# At wits end - 19 month old fights sleep



## mightymoo (Dec 6, 2003)

We are just getting so fed up with this! My 19 month old just fights sleep. We are tired of the hours of trying to get him to sleep every night. He wakes up around 8am, I have no control over his napping - we have to drive about 25-30 minutes total to drop DD off at school at 12:30, so he usually falls asleep during that drive. IF he falls asleep at the end of teh drive, I can sometimes transfer him to the bed and he'll have a good nap, otherwise he wakes up and will not go back to sleep (or I sit in the car with him and he naps for maybe an hour). If he doesn't falls asleep sometimes he then takes a short nap on the return drive to pick DD up.

However, every night seems to be the same. We put DD to bed around 8:30 and work on getting DS to bed - generally we can't get him to sleep until 10 or 11, sometimes we give up and just go to bed ourselves with him still awake. He is no longer nursing, so we generally rock him to sleep. If we try to lay down with him the result is the same. He squirms around and will not sit still and be rocked (or lay down) unless you physically restrain him while he screams and arches his back. If you let him do what he wants, he just gets down and walks around. Even if he's exhausted, its the same, except of course he's more cranky and irrational. Even when he will stay still and let you rock him, it can be hours before he falls asleep.

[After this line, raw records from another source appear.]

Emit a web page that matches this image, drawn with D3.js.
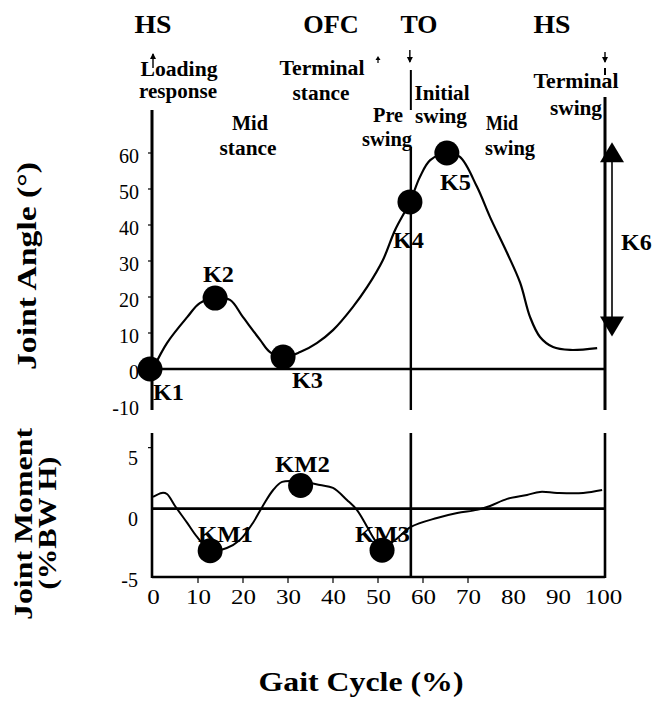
<!DOCTYPE html>
<html>
<head>
<meta charset="utf-8">
<script src="https://cdn.jsdelivr.net/npm/d3@7"></script>
<style>
  body { margin: 0; background: #fff; }
  svg { display: block; }
  text { font-family: "Liberation Serif", "Times New Roman", serif; fill: #000; }
</style>
</head>
<body>
<svg id="chart" width="657" height="701"></svg>
<script>
// ---- Knee angle over the gait cycle (% cycle, degrees) ----
const angleCycle = [0, 3.1, 7.6, 10.4, 13.8, 17.1, 20, 23.8, 26, 28.9, 32.7, 36.4, 40, 44.4, 47.6,
                    51.1, 53.8, 57.1, 59.3, 61.6, 65.3, 68.2, 72, 74.9, 78.7, 81.6, 83.8, 86, 88.9, 92.7, 98.7];
const angleDeg   = [0, 7.2, 14.4, 18.3, 19.7, 19.2, 14.4, 8.1, 4.7, 3.3, 4.7, 7.2, 10.8, 17.2, 22.8,
                    30.3, 38.6, 46.4, 53.3, 58, 60, 58.9, 50.6, 42.2, 32.2, 23.9, 14.4, 8.9, 6.1, 5.3, 5.8];

// ---- Knee moment over the gait cycle (% cycle, %BW·H) ----
const momentCycle = [0, 2, 3.1, 4.9, 7.6, 9.8, 12.7, 16.4, 19.3, 22.2, 24.4, 26.7, 28.7, 33.1, 37.1, 40,
                     43.1, 45.3, 47.6, 49.3, 51, 53.8, 57.3, 63.1, 67.6, 72, 74.9, 78.7, 83.1, 86, 89.8, 95.6, 99.8];
const momentVal   = [0.96, 1.29, 1.2, 0.22, -1.17, -2.32, -3.4, -3.22, -2.57, -1.17, 0.22, 1.53, 2.19, 2.2, 1.94, 1.7,
                     0.71, -0.1, -1.5, -2.57, -3.2, -2.57, -1.5, -0.76, -0.35, -0.1, 0.22, 0.8, 1.12, 1.37, 1.29, 1.29, 1.53];

// ---- Key points ----
const angleKeys      = ["K1", "K2", "K3", "K4", "K5"];
const angleKeyCycle  = [0, 13.8, 28.9, 57.1, 65.3];
const angleKeyDeg    = [0, 19.7, 3.3, 46.4, 60];
const k6Range        = [9, 63];          // swing flexion excursion (deg)

const momentKeys     = ["KM1", "KM2", "KM3"];
const momentKeyCycle = [12.7, 32.8, 50.9];
const momentKeyVal   = [-3.45, 1.9, -3.4];

// ---- Gait events (% cycle) and axis ticks ----
const eventNames   = ["HS", "OFC", "TO", "HS"];
const eventCycle   = [0, 50, 57.3, 100];
const xTicks       = [0, 10, 20, 30, 40, 50, 60, 70, 80, 90, 100];
const angleTicks   = [60, 50, 40, 30, 20, 10, 0, -10];
const momentTicks  = [5, 0, -5];

const svg = d3.select("#chart");
svg.append("rect").attr("width", 657).attr("height", 701).attr("fill", "#fff");

const x  = d3.scaleLinear().domain([0, 100]).range([153, 603]);
const yA = d3.scaleLinear().domain([-10, 60]).range([405, 153]);
const yM = d3.scaleLinear().domain([-5.6, 6.2]).range([577, 433]);

const SERIF = '"Liberation Serif", "Times New Roman", serif';
const LW = 2.6;
const plainNum = d => String(d);   // hyphen-minus, as typeset on the axes

// ---------- text: events and phase names ----------
const eventLabelX = [153, 331, 419, 552];
svg.selectAll("text.event").data(eventNames).join("text")
  .attr("class", "event")
  .attr("x", (d, i) => eventLabelX[i]).attr("y", 33)
  .attr("text-anchor", "middle").attr("font-size", 26).attr("font-weight", "bold")
  .attr("textLength", d => d.length * 18.5).attr("lengthAdjust", "spacingAndGlyphs")
  .text(d => d);

const phases = [
  { t: "Loading",  x: 179, y: 76,  w: 77 },
  { t: "response", x: 178, y: 98,  w: 78 },
  { t: "Mid",      x: 250, y: 130, w: 36 },
  { t: "stance",   x: 248, y: 155, w: 57 },
  { t: "Terminal", x: 322, y: 75,  w: 85 },
  { t: "stance",   x: 321, y: 100, w: 57 },
  { t: "Pre",      x: 388, y: 122, w: 30 },
  { t: "swing",    x: 387, y: 146, w: 50 },
  { t: "Initial",  x: 442, y: 100, w: 55 },
  { t: "swing",    x: 441, y: 123, w: 52 },
  { t: "Mid",      x: 502, y: 130, w: 32 },
  { t: "swing",    x: 510, y: 155, w: 50 },
  { t: "Terminal", x: 576, y: 88,  w: 85 },
  { t: "swing",    x: 576, y: 115, w: 52 }
];
svg.selectAll("text.phase").data(phases).join("text")
  .attr("class", "phase")
  .attr("x", d => d.x).attr("y", d => d.y)
  .attr("text-anchor", "middle").attr("font-size", 20).attr("font-weight", "bold")
  .attr("textLength", d => d.w).attr("lengthAdjust", "spacingAndGlyphs")
  .text(d => d.t);

// small event arrows above the phases
function smallArrow(cx, yTail, yHead) {
  const dir = yHead < yTail ? -1 : 1;
  svg.append("line").attr("x1", cx).attr("x2", cx).attr("y1", yTail).attr("y2", yHead)
    .attr("stroke", "#000").attr("stroke-width", 1.4);
  svg.append("path")
    .attr("d", `M${cx - 3},${yHead - dir * 5} L${cx + 3},${yHead - dir * 5} L${cx},${yHead + dir * 1} Z`)
    .attr("fill", "#000");
}
smallArrow(x(eventCycle[0]), 68, 54);
smallArrow(x(eventCycle[2]) - 1, 50, 62);
smallArrow(x(eventCycle[3]) + 2, 52, 62);
svg.append("path").attr("d", `M${x(eventCycle[1]) - 2.5},60 L${x(eventCycle[1]) + 2.5},60 L${x(eventCycle[1])},56 Z`)
  .attr("fill", "#000");
svg.append("line").attr("x1", x(eventCycle[1])).attr("x2", x(eventCycle[1])).attr("y1", 58).attr("y2", 63)
  .attr("stroke", "#000").attr("stroke-width", 1.2);

// ---------- axis titles ----------
svg.append("text").attr("transform", "translate(36,266) rotate(-90)")
  .attr("text-anchor", "middle").attr("font-size", 27).attr("font-weight", "bold")
  .attr("textLength", 208).attr("lengthAdjust", "spacingAndGlyphs")
  .text("Joint Angle (°)");
svg.append("text").attr("transform", "translate(32,524) rotate(-90)")
  .attr("text-anchor", "middle").attr("font-size", 26).attr("font-weight", "bold")
  .attr("textLength", 192).attr("lengthAdjust", "spacingAndGlyphs")
  .text("Joint Moment");
svg.append("text").attr("transform", "translate(56,523) rotate(-90)")
  .attr("text-anchor", "middle").attr("font-size", 25).attr("font-weight", "bold")
  .attr("textLength", 133).attr("lengthAdjust", "spacingAndGlyphs")
  .text("(%BW H)");
svg.append("text").attr("x", 361).attr("y", 691)
  .attr("text-anchor", "middle").attr("font-size", 27).attr("font-weight", "bold")
  .attr("textLength", 205).attr("lengthAdjust", "spacingAndGlyphs")
  .text("Gait Cycle (%)");

// ---------- tick labels ----------
const axA = svg.append("g").attr("transform", "translate(152,0)")
  .call(d3.axisLeft(yA).tickValues(angleTicks).tickSize(0).tickPadding(13).tickFormat(plainNum));
axA.select(".domain").remove();
axA.selectAll("text").attr("font-family", SERIF).attr("font-size", 20).attr("fill", "#000")
  .attr("transform", "translate(0,3)");

const axM = svg.append("g").attr("transform", "translate(152,0)")
  .call(d3.axisLeft(yM).tickValues(momentTicks).tickSize(0).tickPadding(14).tickFormat(plainNum));
axM.select(".domain").remove();
axM.selectAll("text").attr("font-family", SERIF).attr("font-size", 20).attr("fill", "#000")
  .attr("transform", "translate(0,10)");

const axX = svg.append("g").attr("transform", "translate(0,577)")
  .call(d3.axisBottom(x).tickValues(xTicks).tickSize(0).tickPadding(13).tickFormat(plainNum));
axX.select(".domain").remove();
axX.selectAll("text").attr("font-family", SERIF).attr("font-size", 20).attr("fill", "#000")
  .attr("textLength", d => String(d).length * 12.5).attr("lengthAdjust", "spacingAndGlyphs");

// ---------- key point labels ----------
const angleLabelPos = [[153, 400], [203, 282], [292, 388], [393, 248], [440, 190]];
svg.selectAll("text.klab").data(angleKeys).join("text")
  .attr("class", "klab")
  .attr("x", (d, i) => angleLabelPos[i][0]).attr("y", (d, i) => angleLabelPos[i][1])
  .attr("font-size", 24).attr("font-weight", "bold")
  .attr("textLength", 31).attr("lengthAdjust", "spacingAndGlyphs")
  .text(d => d);
svg.append("text").attr("x", 621).attr("y", 250)
  .attr("font-size", 24).attr("font-weight", "bold").text("K6");

const momentLabelPos = [[198, 542], [275, 472], [355, 542]];
svg.selectAll("text.kmlab").data(momentKeys).join("text")
  .attr("class", "kmlab")
  .attr("x", (d, i) => momentLabelPos[i][0]).attr("y", (d, i) => momentLabelPos[i][1])
  .attr("font-size", 24).attr("font-weight", "bold")
  .attr("textLength", 55).attr("lengthAdjust", "spacingAndGlyphs")
  .text(d => d);

// ---------- frame lines ----------
const frame = svg.append("g").attr("stroke", "#000").attr("stroke-width", LW).attr("fill", "none");
function vline(px, y1, y2, w) {
  frame.append("line").attr("x1", px).attr("x2", px).attr("y1", y1).attr("y2", y2)
    .attr("stroke-width", w || LW);
}
function hline(py, x1, x2, w) {
  frame.append("line").attr("x1", x1).attr("x2", x2).attr("y1", py).attr("y2", py)
    .attr("stroke-width", w || LW);
}
// upper panel (angle)
vline(x(0) - 1, 110, 410, 3);
vline(x(eventCycle[2]), 70, 110, 2);
vline(x(eventCycle[2]), 147, 410, 2.4);
vline(x(100) + 2, 68, 75, 2);
vline(x(100) + 2, 97, 410, 3);
hline(yA(0), x(0) - 1, x(100) + 2, 2.4);
// small ticks on the angle axis
angleTicks.filter(v => v > 0).forEach(v => hline(yA(v), x(0) - 5, x(0) - 1, 1.2));

// lower panel (moment)
vline(x(0) - 1, 433, 578, 2.6);
vline(x(eventCycle[2]), 433, 578, 2.6);
vline(x(100) + 2, 433, 578, 2.6);
hline(577, x(0) - 1, x(100) + 2, 2.6);
hline(yM(0), x(0) - 1, x(100) + 2, 2.6);
[5].forEach(v => hline(yM(v), x(0) - 5, x(0) - 1, 1.2));
xTicks.filter(v => v > 0 && v < 80).forEach(v => vline(x(v), 577, 583, 1.2));

// ---------- curves ----------
const line = d3.line().curve(d3.curveCatmullRom.alpha(0.5));
svg.append("path")
  .attr("d", line(angleCycle.map((c, i) => [x(c), yA(angleDeg[i])])))
  .attr("fill", "none").attr("stroke", "#000").attr("stroke-width", 2.2);
svg.append("path")
  .attr("d", line(momentCycle.map((c, i) => [x(c), yM(momentVal[i])])))
  .attr("fill", "none").attr("stroke", "#000").attr("stroke-width", 2);

// ---------- key point markers ----------
svg.selectAll("circle.k").data(angleKeys).join("circle")
  .attr("class", "k")
  .attr("cx", (d, i) => x(angleKeyCycle[i]) - (i === 0 ? 3 : 0))
  .attr("cy", (d, i) => yA(angleKeyDeg[i]))
  .attr("r", 12.5).attr("fill", "#000");
svg.selectAll("circle.km").data(momentKeys).join("circle")
  .attr("class", "km")
  .attr("cx", (d, i) => x(momentKeyCycle[i]))
  .attr("cy", (d, i) => yM(momentKeyVal[i]))
  .attr("r", 12.5).attr("fill", "#000");

// ---------- K6 double arrow ----------
const ax6 = 612;
const yTop6 = yA(k6Range[1]), yBot6 = yA(k6Range[0]);
svg.append("line").attr("x1", ax6).attr("x2", ax6).attr("y1", yTop6 + 18).attr("y2", yBot6 - 18)
  .attr("stroke", "#000").attr("stroke-width", 1.6);
svg.append("path").attr("d", `M${ax6},${yTop6} L${ax6 + 12},${yTop6 + 20} L${ax6 - 12},${yTop6 + 20} Z`).attr("fill", "#000");
svg.append("path").attr("d", `M${ax6},${yBot6} L${ax6 + 12},${yBot6 - 20} L${ax6 - 12},${yBot6 - 20} Z`).attr("fill", "#000");
</script>
</body>
</html>
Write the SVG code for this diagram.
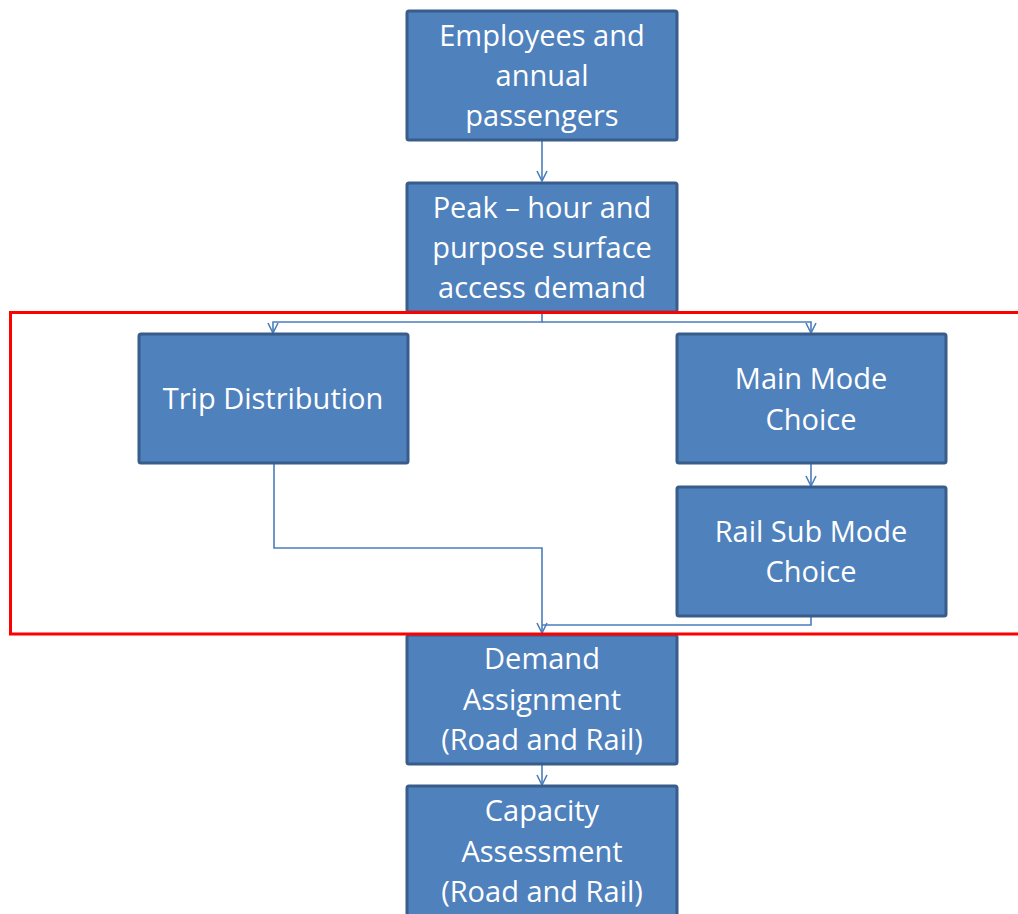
<svg xmlns="http://www.w3.org/2000/svg" width="1018" height="914" viewBox="0 0 1018 914">
  <style>
    .box { fill: #4F81BD; stroke: #385D8A; stroke-width: 3; }
    .lbl { font-family: "Open Sans", "DejaVu Sans", sans-serif; font-size: 29px; fill: #FFFFFF; text-anchor: middle; }
    .conn { fill: none; stroke: #4A7EBB; stroke-width: 1.6; }
  </style>
  <defs>
    <marker id="arr" markerWidth="12" markerHeight="12" refX="11" refY="6" orient="auto" markerUnits="userSpaceOnUse" viewBox="0 0 12 12">
      <path d="M1,1 L11,6 L1,11" fill="none" stroke="#4A7EBB" stroke-width="1.6"/>
    </marker>
  </defs>
  <rect width="1018" height="914" fill="#FFFFFF"/>

  <g id="connectors">
    <path class="conn" d="M542,141 V181" marker-end="url(#arr)"/>
    <path class="conn" d="M542,313 V322 H273 V333" marker-end="url(#arr)"/>
    <path class="conn" d="M542,322 H811 V333" marker-end="url(#arr)"/>
    <path class="conn" d="M811,464 V486" marker-end="url(#arr)"/>
    <path class="conn" d="M274,464 V548 H542 V633" marker-end="url(#arr)"/>
    <path class="conn" d="M811,617 V625 H542"/>
    <path class="conn" d="M542,765 V785" marker-end="url(#arr)"/>
  </g>

  <g id="node-employees">
    <rect class="box" x="407" y="11" width="270" height="129" rx="2"/>
    <text class="lbl" x="542" y="46">Employees and</text>
    <text class="lbl" x="542" y="86">annual</text>
    <text class="lbl" x="542" y="126">passengers</text>
  </g>

  <g id="node-peak">
    <rect class="box" x="407" y="183" width="270" height="129" rx="2"/>
    <text class="lbl" x="542" y="218">Peak – hour and</text>
    <text class="lbl" x="542" y="258">purpose surface</text>
    <text class="lbl" x="542" y="298">access demand</text>
  </g>

  <g id="node-trip">
    <rect class="box" x="139" y="334" width="269" height="129" rx="2"/>
    <text class="lbl" x="273" y="409">Trip Distribution</text>
  </g>

  <g id="node-main-mode">
    <rect class="box" x="677" y="334" width="269" height="129" rx="2"/>
    <text class="lbl" x="811" y="389">Main Mode</text>
    <text class="lbl" x="811" y="430">Choice</text>
  </g>

  <g id="node-rail-sub">
    <rect class="box" x="677" y="487" width="269" height="129" rx="2"/>
    <text class="lbl" x="811" y="542">Rail Sub Mode</text>
    <text class="lbl" x="811" y="582">Choice</text>
  </g>

  <g id="node-demand">
    <rect class="box" x="407" y="635" width="270" height="129" rx="2"/>
    <text class="lbl" x="542" y="669">Demand</text>
    <text class="lbl" x="542" y="710">Assignment</text>
    <text class="lbl" x="542" y="750">(Road and Rail)</text>
  </g>

  <g id="node-capacity">
    <rect class="box" x="407" y="786" width="270" height="135" rx="2"/>
    <text class="lbl" x="542" y="821">Capacity</text>
    <text class="lbl" x="542" y="862">Assessment</text>
    <text class="lbl" x="542" y="902">(Road and Rail)</text>
  </g>

  <g id="region">
    <rect x="10.5" y="312.5" width="1020" height="321.5" fill="none" stroke="#FF0000" stroke-width="3"/>
  </g>
</svg>
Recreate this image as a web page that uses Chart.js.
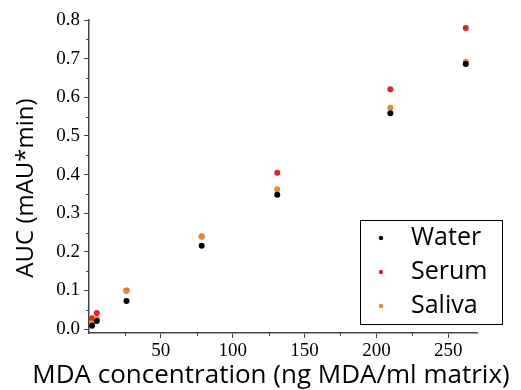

We are just so tired of this! We are angry and upset every night, rocking him isn't the pleasant wonderful bonding experience we'd love it to be - he literally fights it all the way. I need some suggestions. We already got him to sleep once tonight and he woke up after being put down and refused to go back to sleep. Now he's sitting in his father's arms in the rocking chair wide awake, with his father asleep. I'm tired of our whole evening being consumed with trying to get him to sleep! ARG!!!


----------



## MBA (May 22, 2005)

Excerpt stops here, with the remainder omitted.